WHAT IS REQUIRED |
Return, without pictures, the lines from the start of the data through the one that contains "plt.rcParams['font.family'] = ['Liberation".

SUPPLIED DATA |
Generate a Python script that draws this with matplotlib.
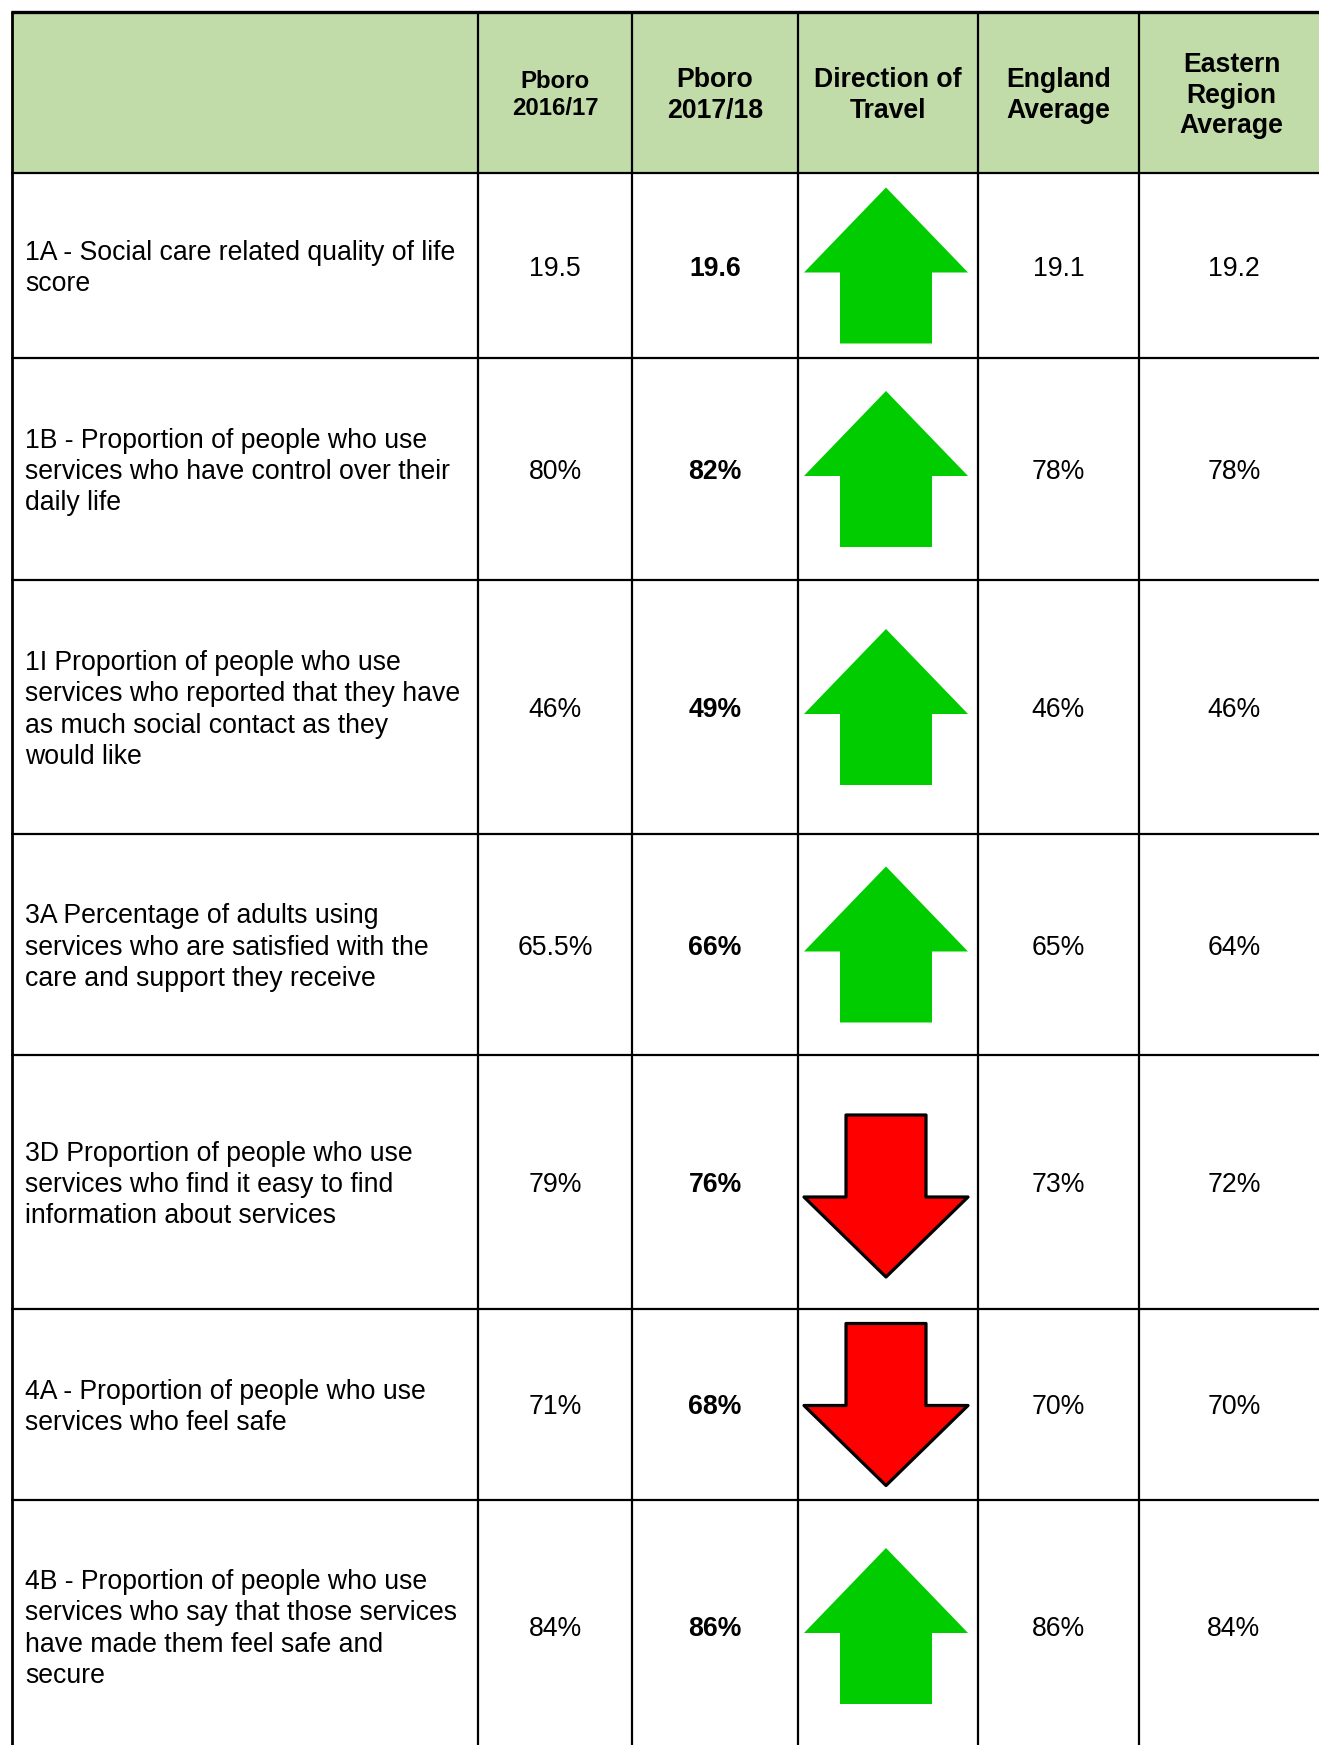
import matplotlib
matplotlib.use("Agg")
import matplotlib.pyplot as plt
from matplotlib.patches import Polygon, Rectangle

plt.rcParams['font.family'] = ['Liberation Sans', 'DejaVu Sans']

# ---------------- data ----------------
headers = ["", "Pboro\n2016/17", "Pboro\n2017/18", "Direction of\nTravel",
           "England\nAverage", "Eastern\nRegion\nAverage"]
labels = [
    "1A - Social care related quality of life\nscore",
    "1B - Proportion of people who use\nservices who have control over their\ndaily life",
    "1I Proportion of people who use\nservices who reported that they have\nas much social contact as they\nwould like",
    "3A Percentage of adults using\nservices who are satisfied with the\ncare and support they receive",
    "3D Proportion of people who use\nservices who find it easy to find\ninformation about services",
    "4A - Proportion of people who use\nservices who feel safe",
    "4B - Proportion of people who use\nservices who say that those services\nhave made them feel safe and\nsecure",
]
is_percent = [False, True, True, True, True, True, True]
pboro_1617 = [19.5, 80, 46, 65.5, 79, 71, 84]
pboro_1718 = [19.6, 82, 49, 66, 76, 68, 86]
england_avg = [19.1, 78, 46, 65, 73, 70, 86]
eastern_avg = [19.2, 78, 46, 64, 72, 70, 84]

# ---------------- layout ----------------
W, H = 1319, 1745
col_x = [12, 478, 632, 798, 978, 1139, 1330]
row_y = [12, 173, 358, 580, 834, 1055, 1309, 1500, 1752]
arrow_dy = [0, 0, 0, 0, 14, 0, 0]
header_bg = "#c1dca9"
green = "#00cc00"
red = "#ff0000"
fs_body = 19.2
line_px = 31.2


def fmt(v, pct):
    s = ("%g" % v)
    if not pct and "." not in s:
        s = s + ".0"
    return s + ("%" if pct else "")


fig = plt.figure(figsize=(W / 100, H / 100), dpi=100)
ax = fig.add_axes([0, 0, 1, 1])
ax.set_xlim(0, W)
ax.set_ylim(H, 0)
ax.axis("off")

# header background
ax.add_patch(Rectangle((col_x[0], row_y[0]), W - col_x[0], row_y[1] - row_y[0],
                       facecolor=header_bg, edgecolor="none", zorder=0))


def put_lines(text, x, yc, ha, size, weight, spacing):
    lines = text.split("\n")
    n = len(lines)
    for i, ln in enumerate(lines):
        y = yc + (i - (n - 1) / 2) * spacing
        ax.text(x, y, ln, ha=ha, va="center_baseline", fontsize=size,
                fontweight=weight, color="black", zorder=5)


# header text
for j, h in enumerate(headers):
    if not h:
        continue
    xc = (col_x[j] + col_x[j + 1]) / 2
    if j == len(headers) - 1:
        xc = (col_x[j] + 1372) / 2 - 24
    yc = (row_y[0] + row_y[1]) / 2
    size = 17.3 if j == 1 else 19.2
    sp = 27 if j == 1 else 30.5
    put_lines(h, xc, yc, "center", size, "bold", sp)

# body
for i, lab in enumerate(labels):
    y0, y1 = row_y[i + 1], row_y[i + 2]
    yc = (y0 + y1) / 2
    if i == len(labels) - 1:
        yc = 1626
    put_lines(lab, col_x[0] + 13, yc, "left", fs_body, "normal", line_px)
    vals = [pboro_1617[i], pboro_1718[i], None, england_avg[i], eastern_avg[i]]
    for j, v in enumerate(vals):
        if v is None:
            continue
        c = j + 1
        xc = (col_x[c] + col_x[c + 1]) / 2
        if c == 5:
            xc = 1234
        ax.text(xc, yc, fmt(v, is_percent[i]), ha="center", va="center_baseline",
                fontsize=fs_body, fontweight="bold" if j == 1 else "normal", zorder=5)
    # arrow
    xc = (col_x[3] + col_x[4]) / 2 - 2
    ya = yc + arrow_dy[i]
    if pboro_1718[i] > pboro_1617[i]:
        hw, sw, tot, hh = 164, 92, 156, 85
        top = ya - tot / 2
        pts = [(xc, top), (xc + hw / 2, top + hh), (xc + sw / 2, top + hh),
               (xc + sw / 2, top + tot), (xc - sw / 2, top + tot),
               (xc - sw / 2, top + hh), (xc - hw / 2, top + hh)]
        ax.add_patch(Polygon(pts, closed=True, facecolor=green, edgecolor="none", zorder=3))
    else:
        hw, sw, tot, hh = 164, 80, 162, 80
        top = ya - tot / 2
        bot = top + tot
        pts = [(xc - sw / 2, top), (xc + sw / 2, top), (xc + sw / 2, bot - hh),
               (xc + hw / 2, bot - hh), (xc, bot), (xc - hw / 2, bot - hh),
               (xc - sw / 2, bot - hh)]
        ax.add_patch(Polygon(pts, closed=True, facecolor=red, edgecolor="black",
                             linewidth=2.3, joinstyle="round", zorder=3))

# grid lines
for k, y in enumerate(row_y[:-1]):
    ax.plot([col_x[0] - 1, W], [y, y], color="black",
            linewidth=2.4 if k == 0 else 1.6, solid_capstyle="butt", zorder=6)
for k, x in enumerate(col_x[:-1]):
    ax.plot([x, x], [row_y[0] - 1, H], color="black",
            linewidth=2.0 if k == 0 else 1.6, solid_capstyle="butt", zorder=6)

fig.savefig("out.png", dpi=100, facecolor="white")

THE OUTPUT |
Generate a Python script that draws this with matplotlib.
import matplotlib
matplotlib.use("Agg")
import matplotlib.pyplot as plt
from matplotlib.patches import Polygon, Rectangle

plt.rcParams['font.family'] = ['Liberation Sans', 'DejaVu Sans']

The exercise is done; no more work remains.